I suggested she contact the best wedding planner in her area and just let them know she was available for any upcoming celebration in the event the planner found herself short-handed.  So every Tuesday, she left a simple message saying just that.  She did it for a month.  Then the month turned into two months.  Two months became half a year and we talked about it 4th of July weekend when she was home.

She told me she was considering not leaving any more messages because they obviously didn’t need her.  I listened to her and understood the negative feeling she had developed.  Sales is a tough place and you have to grow a thick skin and not take anything personally.  She hadn’t gotten to that point yet so I offered her some advice.
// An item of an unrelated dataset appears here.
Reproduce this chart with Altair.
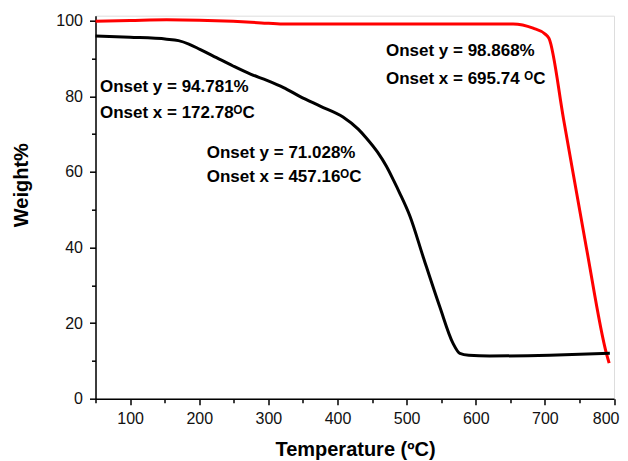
import altair as alt
import pandas as pd

# Red curve (temperature, weight %)
red_t = [50, 100, 153, 200, 249, 290, 321, 375, 500, 600, 654, 683, 700, 706, 727, 760, 789, 793]
red_w = [99.8, 100.0, 100.2, 100.1, 99.8, 99.4, 99.1, 99.1, 99.1, 99.1, 99.1, 98.0, 96.5, 95.3, 74.0, 40.0, 12.0, 9.4]

# Black curve
blk_t = [50, 100, 153, 170, 185, 201, 225, 249, 275, 298, 322, 346, 375, 408, 430, 442, 458, 471, 481,
         490, 505, 524, 548, 567, 577, 590, 620, 707, 794]
blk_w = [95.9, 95.6, 95.1, 94.7, 93.8, 92.4, 90.2, 88.0, 85.8, 84.2, 82.3, 79.9, 77.4, 74.5, 71.3, 68.9,
         65.2, 61.4, 57.8, 54.4, 48.2, 37.5, 24.3, 14.7, 12.0, 11.5, 11.3, 11.5, 12.0]

# Annotations
ann_t = [56.5, 56.5, 210.9, 210.9, 470.2, 470.2]
ann_w = [82.4, 75.5, 64.9, 58.6, 91.9, 84.5]
ann_text = ["Onset y = 94.781%", "Onset x = 172.78\u1d3cC",
            "Onset y = 71.028%", "Onset x = 457.16\u1d3cC",
            "Onset y = 98.868%", "Onset x = 695.74 \u1d3cC"]

x_major = list(range(100, 801, 100))
x_minor = list(range(50, 801, 100))
y_major = list(range(0, 101, 20))
y_minor = list(range(10, 100, 20))

df = pd.concat([
    pd.DataFrame({"t": red_t, "w": red_w, "s": "red"}),
    pd.DataFrame({"t": blk_t, "w": blk_w, "s": "black"}),
])
ann = pd.DataFrame({"t": ann_t, "w": ann_w, "label": ann_text})

FONT = "Liberation Sans"

xscale = alt.Scale(domain=[50, 800], nice=False, zero=False)
yscale = alt.Scale(domain=[0, 101.3], nice=False)

common = dict(grid=False, tickColor="black", tickWidth=1.5, domainColor="black", domainWidth=1.5,
              labelFont=FONT, labelFontSize=16, labelColor="#111",
              titleFont=FONT, titleFontSize=20, titleFontWeight="bold", titleColor="black",
              labelOverlap=False)

xaxis = alt.Axis(
    values=x_major, title="Temperature (\u00baC)", orient="bottom", tickSize=6, labelPadding=6,
    labelFlush=True, labelFlushOffset=5,
    titleBaseline="alphabetic", titleY=57, titleX=259.5, titleAnchor="middle", **common,
)
yaxis = alt.Axis(
    values=y_major, title="Weight%", orient="left", tickSize=6, labelPadding=7, labelFlush=False,
    titleAngle=-90, titleBaseline="middle", titleAlign="center", titleX=-74, titleY=169, **common,
)
xminor = alt.Axis(values=x_minor, title=None, orient="bottom", labels=False, domain=False,
                  grid=False, tickSize=4, tickColor="black", tickWidth=1.5)
yminor = alt.Axis(values=y_minor, title=None, orient="left", labels=False, domain=False,
                  grid=False, tickSize=4, tickColor="black", tickWidth=1.5)

lines = alt.Chart(df).mark_line(strokeWidth=3, interpolate="monotone").encode(
    x=alt.X("t:Q", scale=xscale, axis=xaxis),
    y=alt.Y("w:Q", scale=yscale, axis=yaxis),
    color=alt.Color("s:N", scale=alt.Scale(domain=["red", "black"], range=["#ff0000", "#000000"]), legend=None),
    detail="s:N",
)

minor = alt.Chart(df).mark_point(opacity=0).encode(
    x=alt.X("t:Q", scale=xscale, axis=xminor),
    y=alt.Y("w:Q", scale=yscale, axis=yminor),
)

texts = alt.Chart(ann).mark_text(
    align="left", baseline="middle", fontSize=17, fontWeight="bold", font=FONT, color="black"
).encode(
    x=alt.X("t:Q", scale=xscale, axis=None),
    y=alt.Y("w:Q", scale=yscale, axis=None),
    text="label:N",
)

chart = alt.layer(lines, minor, texts).resolve_axis(x="independent", y="independent").properties(
    width=518.5, height=383,
    autosize=alt.AutoSizeParams(type="none"),
    padding={"left": 87.5, "top": 7.7, "right": 6, "bottom": 61},
).configure_view(stroke="black", strokeWidth=1.5).configure(background="white")

chart.save("out.html", embed_options={"renderer": "svg", "actions": False})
“First of all,” I said, “you have invested quite a bit of emotion into this but it has actually only cost you 10 seconds a week to leave a message.”  That made her stop and think.  I could see her eyes going distant for a second.  “Secondly, and most importantly, no one has told you to stop calling.  I think you should keep going until something changes.”  So she renewed her efforts.  Every Tuesday.

She returned to school in September and suddenly her phone rang on a Friday night.

“Hello?” she said.

“I hear you’ve been trying to reach me.” a voice replied.  My daughter had the number in her phone so she was fully aware of where the call was coming from.
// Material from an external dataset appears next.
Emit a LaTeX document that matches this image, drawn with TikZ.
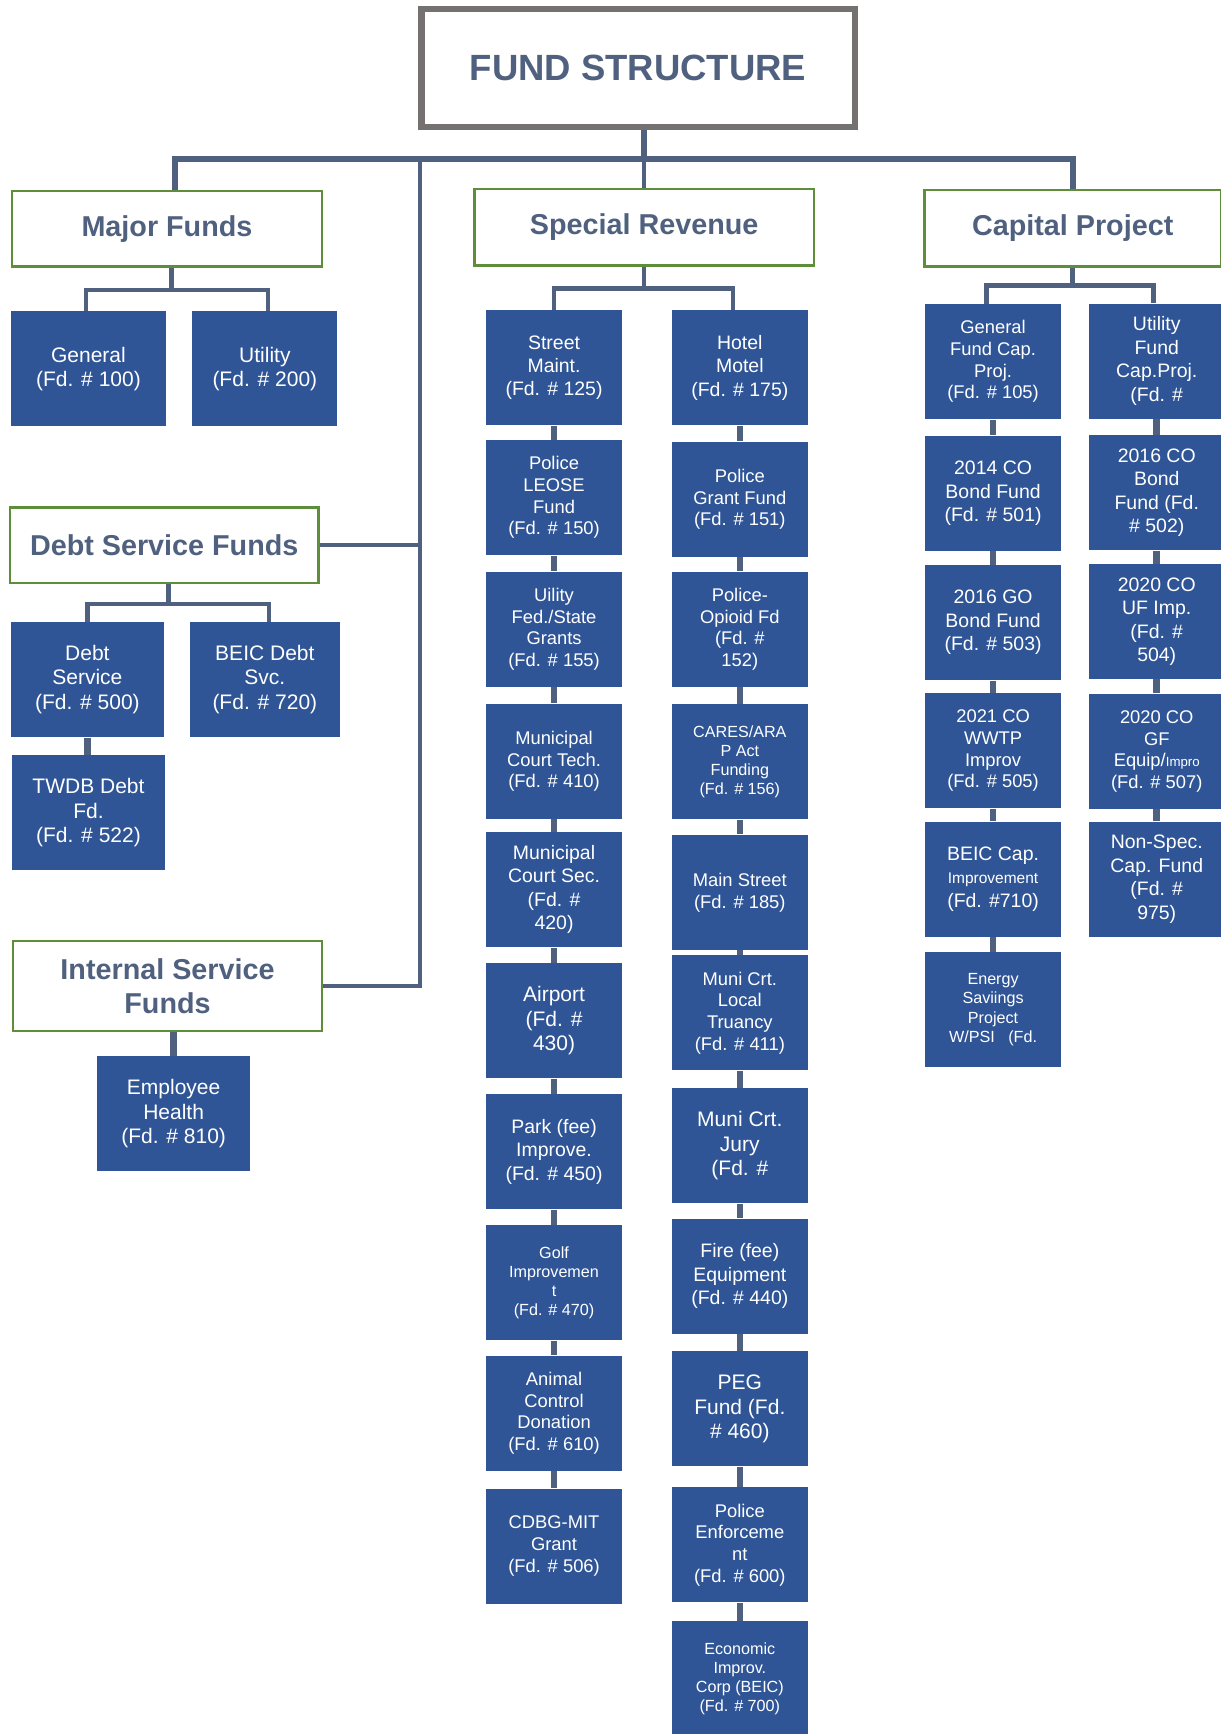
\documentclass[tikz,border=0pt]{standalone}
\usepackage{fontspec}
\setmainfont{Liberation Sans}
\usepackage{xcolor}
\usetikzlibrary{calc}
\definecolor{fundblue}{HTML}{2F5597}
\definecolor{slate}{HTML}{506180}
\definecolor{grpgreen}{HTML}{5E8E3A}
\definecolor{titlegray}{HTML}{767171}
\newcommand{\txtL}{\fontsize{9.5}{11}\selectfont}
\newcommand{\txtM}{\fontsize{8.8}{10.6}\selectfont}
\newcommand{\txtS}{\fontsize{8.3}{9.8}\selectfont}
\newcommand{\txtT}{\fontsize{7.3}{8.7}\selectfont}

\begin{document}
\begin{tikzpicture}[x=0.5pt,y=-0.5pt,
 fundbox/.style={fill=fundblue,text=white,inner sep=0,minimum width=61.5pt,minimum height=52pt,align=center},
 grpbox/.style={draw=grpgreen,line width=1pt,fill=white,text=slate,inner sep=0,align=center,font=\fontsize{13}{15.5}\selectfont\bfseries},
 conn/.style={draw=slate,line width=2pt},
 stack/.style={draw=slate,line width=3pt}]
\useasboundingbox (0,0) rectangle (1104,1568);

\node[draw=titlegray,line width=3pt,minimum width=196pt,minimum height=53.5pt,text=slate,font=\fontsize{16.5}{19}\selectfont\bfseries] (title) at (577,61.5) {FUND STRUCTURE};

\node[grpbox,minimum width=140pt,minimum height=34pt] (major) at (151,207) {Major Funds};
\node[grpbox,minimum width=153.5pt,minimum height=34.5pt] (spec) at (582.5,205.5) {Special Revenue};
\node[grpbox,minimum width=134pt,minimum height=34.5pt] (cap) at (970,206.5) {Capital Project};
\node[grpbox,minimum width=139.5pt,minimum height=34pt] (debt) at (148.5,493) {Debt Service Funds};
\node[grpbox,minimum width=139.5pt,minimum height=40.5pt] (isf) at (151.5,891.5) {Internal Service\\Funds};

\draw[conn,line width=2.6pt] (title.south -| spec.north) -- ++(0,26) coordinate (topbar);
\draw[conn,line width=2.6pt] ([xshift=3.5pt]major.north) |- (topbar) -| (cap.north);
\draw[conn] (topbar) -- (spec.north);
\coordinate (spine) at (380,143);
\draw[conn,line width=1.6pt] (spine) |- (isf.east);
\draw[conn,line width=1.6pt] (debt.east) -- (debt.east -| spine);

% major funds
\node[fundbox,font=\txtL,minimum width=70pt] (gen) at (80,333.5) {General\\(Fd. \# 100)};
\node[fundbox,font=\txtL,minimum width=65.5pt] (util) at (239.5,333.5) {Utility\\(Fd. \# 200)};
\draw[conn] ([xshift=2pt]major.south) -- ++(0,20) coordinate (majbar);
\draw[conn] ([xshift=-1pt]gen.north) |- (majbar) -| ([xshift=1.5pt]util.north);

% debt service
\node[fundbox,font=\txtL,minimum width=69pt] (dsv) at (79,614.5) {Debt\\Service\\(Fd. \# 500)};
\node[fundbox,font=\txtL,minimum width=67.5pt] (beicd) at (239.5,614.5) {BEIC Debt\\Svc.\\(Fd. \# 720)};
\node[fundbox,font=\txtL,minimum width=69pt] (twdb) at (80,735) {TWDB Debt\\Fd.\\(Fd. \# 522)};
\draw[conn] ([xshift=2pt]debt.south) -- ++(0,18) coordinate (debtbar);
\draw[conn] (dsv.north) |- (debtbar) -| ([xshift=2pt]beicd.north);
\draw[stack] (dsv.south) -- (dsv.south |- twdb.north);

% internal service
\node[fundbox,font=\txtL,minimum width=69pt] (emp) at (157,1007) {Employee\\Health\\(Fd. \# 810)};
\draw[stack] (emp.north) -- (emp.north |- isf.south);

% special revenue
\foreach \y/\f/\t [count=\i] in {332.5/\txtM/{Street\\Maint.\\(Fd. \# 125)},
 450/\txtS/{Police\\LEOSE\\Fund\\(Fd. \# 150)},
 569/\txtS/{Uility\\Fed./State\\Grants\\(Fd. \# 155)},
 688.5/\txtS/{Municipal\\Court Tech.\\(Fd. \# 410)},
 804.5/\txtM/{Municipal\\Court Sec.\\(Fd. \#\\420)},
 923/\txtL/{Airport\\(Fd. \#\\430)},
 1041.5/\txtM/{Park (fee)\\Improve.\\(Fd. \# 450)},
 1160/\txtT/{Golf\\Improvemen\\t\\(Fd. \# 470)},
 1278/\txtS/{Animal\\Control\\Donation\\(Fd. \# 610)},
 1398/\txtS/{CDBG-MIT\\Grant\\(Fd. \# 506)}}
 \node[fundbox,font=\f] (sl\i) at (501,\y) {\t};
\foreach \y/\f/\t [count=\i] in {332.5/\txtM/{Hotel\\Motel\\(Fd. \# 175)},
 451.5/\txtS/{Police\\Grant Fund\\(Fd. \# 151)},
 569/\txtS/{Police-\\Opioid Fd\\(Fd. \#\\152)},
 689/\txtT/{CARES/ARA\\P Act\\Funding\\(Fd. \# 156)},
 807/\txtS/{Main Street\\(Fd. \# 185)},
 916/\txtS/{Muni Crt.\\Local\\Truancy\\(Fd. \# 411)},
 1036/\txtL/{Muni Crt.\\Jury\\(Fd. \#},
 1154/\txtM/{Fire (fee)\\Equipment\\(Fd. \# 440)},
 1274/\txtL/{PEG\\Fund (Fd.\\\# 460)},
 1397/\txtS/{Police\\Enforceme\\nt\\(Fd. \# 600)},
 1518/\txtT/{Economic\\Improv.\\Corp (BEIC)\\(Fd. \# 700)}}
 \node[fundbox,font=\f] (sr\i) at (669,\y) {\t};
\draw[conn] (spec.south) -- ++(0,20) coordinate (specbar);
\draw[conn] (sl1.north) |- (specbar) -| ([xshift=-3pt]sr1.north);
\foreach \i [evaluate=\i as \j using int(\i+1)] in {1,...,9}
 \draw[stack] (sl\i.south) -- (sl\i.south |- sl\j.north);
\foreach \i [evaluate=\i as \j using int(\i+1)] in {1,...,10}
 \draw[stack] (sr\i.south) -- (sr\i.south |- sr\j.north);

% capital project
\foreach \y/\f/\t [count=\i] in {327/\txtS/{General\\Fund Cap.\\Proj.\\(Fd. \# 105)},
 446/\txtM/{2014 CO\\Bond Fund\\(Fd. \# 501)},
 563/\txtM/{2016 GO\\Bond Fund\\(Fd. \# 503)},
 679/\txtS/{2021 CO\\WWTP\\Improv\\(Fd. \# 505)},
 795/\txtM/{BEIC Cap.\\{\fontsize{7}{8}\selectfont Improvement}\\(Fd. \#710)},
 913/\txtT/{Energy\\Saviings\\Project\\W/PSI\ \ \ (Fd.}}
 \node[fundbox,font=\f] (cl\i) at (898,\y) {\t};
\foreach \y/\f/\t [count=\i] in {326.5/\txtM/{Utility\\Fund\\Cap.Proj.\\(Fd. \#},
 445.5/\txtM/{2016 CO\\Bond\\Fund (Fd.\\\# 502)},
 562/\txtM/{2020 CO\\UF Imp.\\(Fd. \#\\504)},
 679.5/\txtS/{2020 CO\\GF\\Equip/{\fontsize{6}{7}\selectfont Impro}\\(Fd. \# 507)},
 795/\txtM/{Non-Spec.\\Cap. Fund\\(Fd. \#\\975)}}
 \node[fundbox,font=\f] (cr\i) at (1046,\y) {\t};
\draw[conn] (cap.south) -- ++(0,16) coordinate (capbar);
\draw[conn] ([xshift=-3pt]cl1.north) |- (capbar) -| ([xshift=-1.5pt]cr1.north);
\foreach \i [evaluate=\i as \j using int(\i+1)] in {1,...,5}
 \draw[stack] (cl\i.south) -- (cl\i.south |- cl\j.north);
\foreach \i [evaluate=\i as \j using int(\i+1)] in {1,...,4}
 \draw[stack] (cr\i.south) -- (cr\i.south |- cr\j.north);
\end{tikzpicture}
\end{document}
“YES!  I’ve been leaving messages for you every week!”  Jess hurriedly answered.

“I’ve heard them all.  You want a shot?  I’ll give you a shot.  Be at this address tomorrow at 8am.  Black sneakers.  Black pants.  Black shirt.  Don’t be late.  You’ll be working all day.  Let’s see what you’ve got.”

She immediately told her mom and me and the first thing we told her to do was to go and buy the black clothes she didn’t have.  I told her to relax because this is the best kind of interview.  She wasn’t going to risk flubbing a ridiculous question across a desk in a 10-minute interview.  She was actually being given the chance to prove whether or not she could do the job.  This is the type of opportunity everyone deserves but few truly get.

Jess learned a fantastic lesson in perseverance and determination because not only did she get the job but she is now doing high level work for the company.  She did it by staying on the radar and not going over the top with it.  She kept it short and sweet.

You, as the salesperson, have to determine what is annoying and what would be deemed acceptable by your client.  It is different for everyone and every industry.  A client may not be happy with a caterer asking for business on a weekly basis but an electronics aficionado may be perfectly okay with daily updates of the latest available hardware and software on the market.

However, that same caterer may be better served by simply proving a bit of food education to the customers.  In this manner, there isn’t a sales pitch but the business stays in the forefront of the client should the need for a caterer ever arise.

Remember, don’t give up, don’t be too heavy and be consistent in your delivery.